I had a dream last night. I don’t remember many details, but I remember the emotions- I was passionate in trying to express to somebody the power and knowledge and light that can come through the spirit if we just pray and work for it.
I’ve had periods of my life where I felt a true companionship of the spirit and other periods where I didn’t. Looking back, the contrast in how I thought and felt in those different periods is pretty striking. The best way I can describe the difference is light.

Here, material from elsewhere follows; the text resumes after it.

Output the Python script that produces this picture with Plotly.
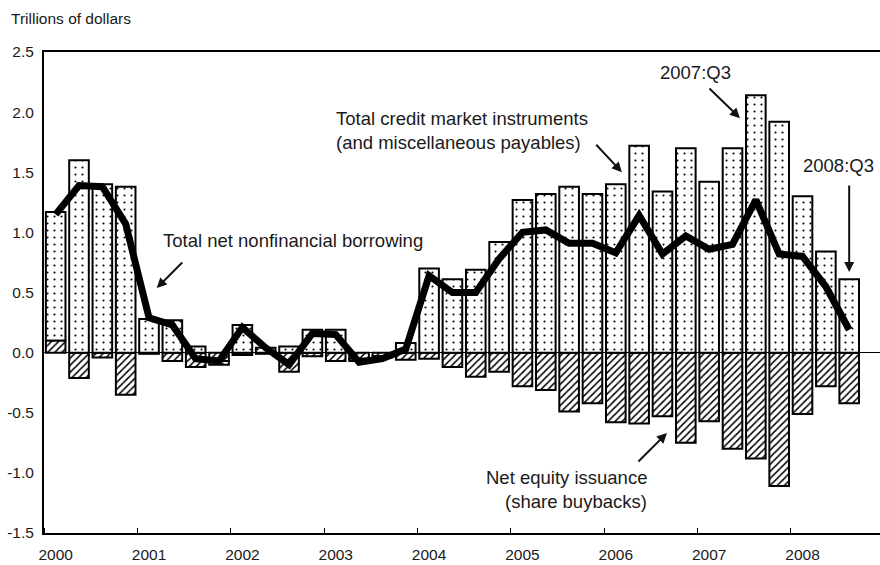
import plotly.graph_objects as go

quarters = [f"{y}:Q{q}" for y in range(2000, 2009) for q in range(1, 5)][:35]
credit = [1.07, 1.60, 1.40, 1.38, 0.28, 0.27, 0.05, -0.03,
          0.23, 0.04, 0.05, 0.19, 0.19, -0.02, -0.01, 0.08,
          0.70, 0.61, 0.69, 0.92, 1.27, 1.32, 1.38, 1.32,
          1.40, 1.72, 1.34, 1.70, 1.42, 1.70, 2.14, 1.92,
          1.30, 0.84, 0.61]
equity = [0.10, -0.21, -0.04, -0.35, -0.01, -0.07, -0.12, -0.07,
          -0.02, -0.01, -0.16, -0.03, -0.07, -0.05, -0.03, -0.06,
          -0.05, -0.12, -0.20, -0.16, -0.28, -0.31, -0.49, -0.42,
          -0.58, -0.59, -0.53, -0.75, -0.57, -0.80, -0.88, -1.11,
          -0.51, -0.28, -0.42]
borrowing = [1.15, 1.39, 1.38, 1.07, 0.29, 0.23, -0.05, -0.07,
             0.21, 0.04, -0.10, 0.16, 0.15, -0.08, -0.05, 0.03,
             0.64, 0.50, 0.50, 0.78, 1.00, 1.02, 0.91, 0.91,
             0.83, 1.14, 0.82, 0.97, 0.86, 0.90, 1.27, 0.82,
             0.80, 0.55, 0.19]
year_labels = [str(y) for y in range(2000, 2009)]
y_tick_values = [-1.5, -1.0, -0.5, 0.0, 0.5, 1.0, 1.5, 2.0, 2.5]
y_tick_labels = ["-1.5", "-1.0", "-0.5", "0.0", "0.5", "1.0", "1.5", "2.0", "2.5"]

idx = list(range(len(quarters)))
year_pos = idx[::4]

FONT = "Liberation Sans, Arial, sans-serif"
TXT = "#1a1a1a"

fig = go.Figure()
fig.add_trace(go.Bar(
    x=idx, y=equity, name="Net equity issuance", width=0.84,
    marker=dict(color="white", line=dict(color="black", width=2),
                pattern=dict(shape="/", size=5, solidity=0.3,
                             fgcolor="black", bgcolor="white", fillmode="replace")),
    hovertext=quarters))
fig.add_trace(go.Bar(
    x=idx, y=credit, name="Total credit market instruments", width=0.84,
    marker=dict(color="white", line=dict(color="black", width=2),
                pattern=dict(shape=".", size=7, solidity=0.07,
                             fgcolor="black", bgcolor="white", fillmode="replace")),
    hovertext=quarters))
fig.add_trace(go.Scatter(
    x=idx, y=borrowing, mode="lines", name="Total net nonfinancial borrowing",
    line=dict(color="black", width=7), hovertext=quarters))

def P(px, py):
    return (px - 44) / 836, (533 - py) / 481

annots = []
def text(s, px, py, anchor="left", size=18.5):
    x, y = P(px, py)
    annots.append(dict(text=s, x=x, y=y, xref="paper", yref="paper",
                       xanchor=anchor, yanchor="middle", showarrow=False,
                       font=dict(family=FONT, size=size, color=TXT)))

text("Total credit market instruments", 334, 118)
text("(and miscellaneous payables)", 334, 143)
text("2007:Q3", 695, 72, "center")
text("2008:Q3", 838, 165, "center")
text("Total net nonfinancial borrowing", 161, 240)
text("Net equity issuance", 649, 477, "right")
text("(share buybacks)", 649, 501, "right")
text("Trillions of dollars", 9, 18, "left", 15.5)

def arrow(xd, yd, ax, ay):
    annots.append(dict(text="", x=xd, y=yd, xref="x", yref="y", ax=ax, ay=ay,
                       showarrow=True, arrowhead=2, arrowsize=1, arrowwidth=2,
                       arrowcolor="#111"))

arrow(24.26, 1.50, -27, -29)
arrow(29.32, 1.95, -32, -31)
arrow(34.0, 0.67, 0, -88)
arrow(4.33, 0.537, 27, -27)
arrow(26.19, -0.669, -30, 30)

fig.update_layout(
    width=880, height=565,
    margin=dict(l=44, r=0, t=52, b=32),
    paper_bgcolor="white", plot_bgcolor="white",
    barmode="relative", showlegend=False,
    font=dict(family=FONT, size=15.5, color=TXT),
    annotations=annots,
)
fig.update_xaxes(
    range=[-0.5, 35.32], tickmode="array", tickvals=year_pos, ticktext=year_labels,
    ticks="", showline=True, linecolor="black", linewidth=2, mirror=True,
    showgrid=False, zeroline=False, ticklabelstandoff=6,
    tickfont=dict(family=FONT, size=15.5, color=TXT),
    minor=dict(tick0=-0.5, dtick=4, ticks="inside", ticklen=5, tickcolor="black", tickwidth=1),
)
fig.update_yaxes(
    range=[-1.5, 2.5], tickmode="array", tickvals=y_tick_values, ticktext=y_tick_labels,
    showline=True, linecolor="black", linewidth=2, mirror=False,
    showgrid=False, zeroline=True, zerolinecolor="black", zerolinewidth=1,
    ticks="", ticklabelstandoff=5,
    tickfont=dict(family=FONT, size=15.5, color=TXT),
)

fig.write_html("out.html", config={"displayModeBar": False},
               post_script="document.body.style.margin='0';document.body.style.overflow='hidden';")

When I am living in a way that the spirit can be my companion, I feel light inside- in my heart, in my mind, in my spirit. I can see more clearly the things I need to be doing as well as see the people around me and any needs that I may be able to fill. I can see the things in myself that I need to change- not in an overwhelming, dark, dreary, hopeless way, but with a clear, quick understanding of what needs to be different. I view others with more charity, giving them the benefit of the doubt, and understand that they are doing the best that they know how. I can understand things I’m learning on a different and more complex level and learn things in symbols and metaphors through the spirit as I’m doing simple everyday tasks. I can quickly discern between truth and error, honesty and dishonesty.
When I am not living in a way that makes it possible for the spirit to be my companion, the light leaves and it’s hard to remember what it was like to have the light. I don’t even realize how much I’m unable to see and understand, until the light comes back on!
When I have it, I wish everybody had it!